Near Mint, is our weekly comics column where we discuss all the KAPOW! that’s fit to print. This week, we discuss the late great comics legend, Len Wein.
Comics writer Len Wein, who co-created Marvel’s Wolverine, Storm, and other X-Men characters, as well as DC’s Swamp Thing, passed away last Sunday from heart complications at his home in Los Angeles. He was 69 years old. Wein is lesser known as a talented editor, though he worked on titles like Watchmen and New Teen Titans, and wrote several episodes of Batman: The Animated Series, including Blind as a Bat, where Batman is forced to fight the Penguin while temporarily blinded. Wein was one of the first comic book writers who actually grew up as a fan of comics, alongside a generation that included Marv Wolfman and Denny O’Neill. Wein’s creation Swamp Thing would go on to be written by Alan Moore, forming the cornerstone of DC’s alternative Vertigo line. Wein’s achievements with X-Men are particularly significant, taking what was mostly a flop and revitalizing the American superhero genre through a new international cast of characters. There’s Colossus, a likeable russian beefcake created while the cold war was still in full affect, christian demon Nightcrawler, and proud First Nations mutant Thunderbird.

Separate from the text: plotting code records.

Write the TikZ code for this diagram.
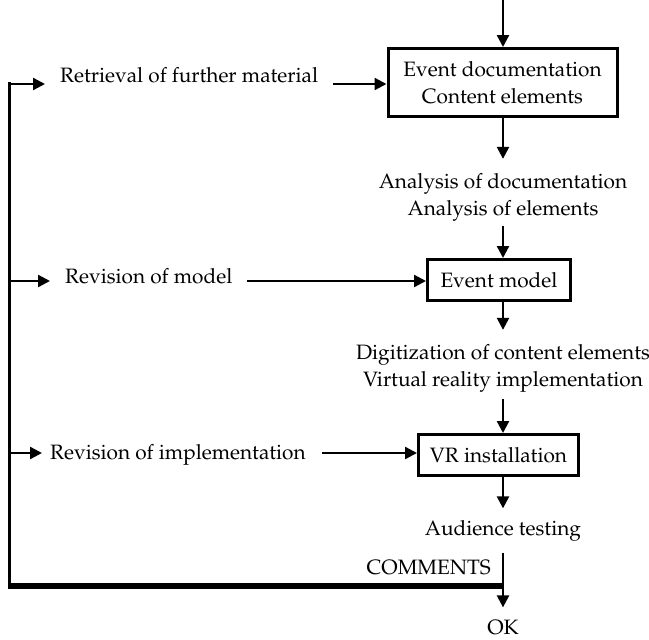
\documentclass[tikz,border=0pt]{standalone}
\usepackage[T1]{fontenc}
\usepackage{mathpazo}
\usetikzlibrary{arrows.meta}

\tikzset{
  stagebox/.style={draw, line width=3pt, inner sep=0pt, align=center},
  steptext/.style={inner sep=0pt, align=center},
  flow/.style={line width=2.4pt, -{Triangle[length=12pt,width=12pt]}},
}

\begin{document}
\begin{tikzpicture}[x=1pt, y=-1pt, font=\fontsize{20.8}{27}\selectfont]
	\useasboundingbox (0,0) rectangle (649,640);
	% boxes
	\node[stagebox, minimum width=229pt, minimum height=68pt] (doc) at (502.5,82.5) {Event documentation\\Content elements};
	\node[stagebox, minimum width=143pt, minimum height=41pt] (model) at (499,280) {Event model};
	\node[stagebox, minimum width=160pt, minimum height=41pt] (vr) at (498.5,455) {VR installation};
	% texts between the boxes
	\node[steptext] (ana) at (503,197) {Analysis of documentation\\Analysis of elements};
	\node[steptext] (dig) at (503,368) {Digitization of content elements\\Virtual reality implementation};
	\node[steptext] (aud) at (503,531) {Audience testing};
	\node[steptext] (ok) at (503,628) {OK};
	\node[steptext, anchor=east] (comm) at (491,568) {COMMENTS};
	% revisions
	\node[steptext, anchor=west] (retr) at (60,75) {Retrieval of further material};
	\node[steptext, anchor=west] (revm) at (65,276) {Revision of model};
	\node[steptext, anchor=west] (revi) at (50,455) {Revision of implementation};
	\coordinate (top) at (503,0);
	\coordinate (loop) at (9.5,586);
	\coordinate (join) at (503,586);
	\coordinate (b1) at (9.5,84);
	\coordinate (b2) at (9.5,281);
	\coordinate (b3) at (9.5,453);

	% main line
	\draw[flow] (top) -- (top |- doc.north);
	\draw[flow] (top |- doc.south) -- ([yshift=14pt]ana.north);
	\draw[flow] ([yshift=-5pt]ana.south) -- (top |- model.north);
	\draw[flow] (top |- model.south) -- ([yshift=14pt]dig.north);
	\draw[flow] ([yshift=-7pt]dig.south) -- (top |- vr.north);
	\draw[flow] (top |- vr.south) -- ([yshift=12pt]aud.north);
	\draw[flow] ([yshift=-11pt]aud.south) -- ([yshift=13pt]ok.north);

	% feedback loop
	\draw[line width=6pt] (join) -- (loop);
	\draw[line width=3.5pt] ([yshift=-3pt]loop) -- ([yshift=1.75pt]b1);
	\draw[flow] ([xshift=-1.5pt]b1) -- (45,84);
	\draw[flow] ([xshift=-1.5pt]b2) -- (50,281);
	\draw[flow] ([xshift=-1.5pt]b3) -- (42,453);
	\draw[flow] (333,84) -- (doc.west |- b1);
	\draw[flow] (247,281) -- (model.west |- b2);
	\draw[flow] (322,453) -- (vr.west |- b3);
\end{tikzpicture}
\end{document}
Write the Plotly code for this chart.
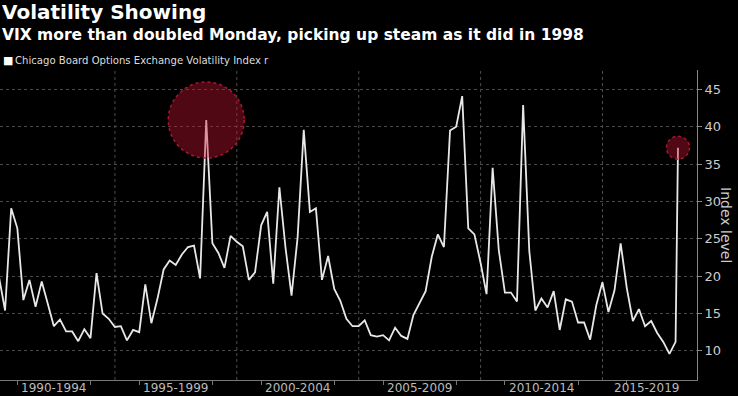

But perhaps Wein’s most game changing creations was the X-Man (or rather, X-Woman) Storm, who first appeared written by Wein and penciled by Dave Cockrum in Giant Size X-Men. A Kenyan weather witch whose real name is Ororo Munroe, she was one of the first black female characters to play a significant role in either a Marvel or DC Comic. Storm was preceded only slightly by Marvel’s robotic detective Misty Knight. “Ororo Munroe isn’t an unsure neophyte when we meet her;” wrote Evan Narcisse at io9. “she has the powers, bearing, and responsibilities of a goddess.” In Len Wein’s writing, Storm doesn’t join Xavier because he white-saviors her from a mob, she joins the X-Men after Professor X begs for her help. Storm would go on to become one of (if not the most) popular female character at Marvel, even besting Wonder Woman after winning a poll in a Marvel vs. DC 1996 crossover event. And while Ororo fits the trope of the strong black woman with a capital S, strength is often expected of superheroes, and we later saw her vulnerability, claustrophobia and loneliness in America through stories by writer Chris Claremont. “you write what you know” Claremont told the Hollywood Reporter of Wein earlier this week. “One of the distinct advantages of living in New York—which was Wein’s formative state—was being able to walk around the world and see cultures and peoples and attitudes without leaving the five boroughs.”
Of course, the title for most famous of all of Wein’s creations goes to the Wolverine. Logan was something of an anomaly when Wein debuted him in 1974—a government owned creature of small stature in a super hero universe populated by six-foot tall vigilantes. In his first appearance, it seemed he was capable of holding his own against the Hulk with nothing other than his claws and sheer tenacity to allow him the upper hand. While we admire other superheroes for being impervious to harm, Wolverine’s strength is his ability to survive through the pain. The character’s past was mysterious for many during his early years in the X-Men. “I think part of that (fascination) is the mystery factor” explained Wein in an interview with Stan Lee for the DVD extras on X-Men Origins: Wolverine. “The less you know about a character, the more interesting they are.”
On twitter, Logan star Hugh Jackman celebrated the man who created the character to which he owes his livelihood.
The comic’s community has been in mourning, with many creators eulogizing the writer. “As much as I love the characters he created, I loved to see him tackle pre-existing characters,” said comics writer Gail Simone on Facebook. “Because there was always some chord structure, some weird key change, that showed the reader that it’s not necessarily the song, but the player, who brings the resonance.” Shadowy penciler Bill Sienkiewicz offered a stunning portrait of the fellow mutant writer, and other creators expressed their love for Wein’s work.
On a more personal note, it was Wein’s particular cast of X-Men that got me through middle school in the closet. The X-Men gave me a blueprint for a community hated by the world at large, yet that still somehow found happiness. It made it possible, in my pimply little 13-year-old mind, to consider that being hated didn’t mean being wrong. I’ve taken issue with some of the X-Men’s choices over the years. The writing on the comics and movies hasn’t always been stellar. But it got me through something heavy, and I can’t ask for anything more from a body of work. The great characters Len Wein created populate much of that work. May he rest in power.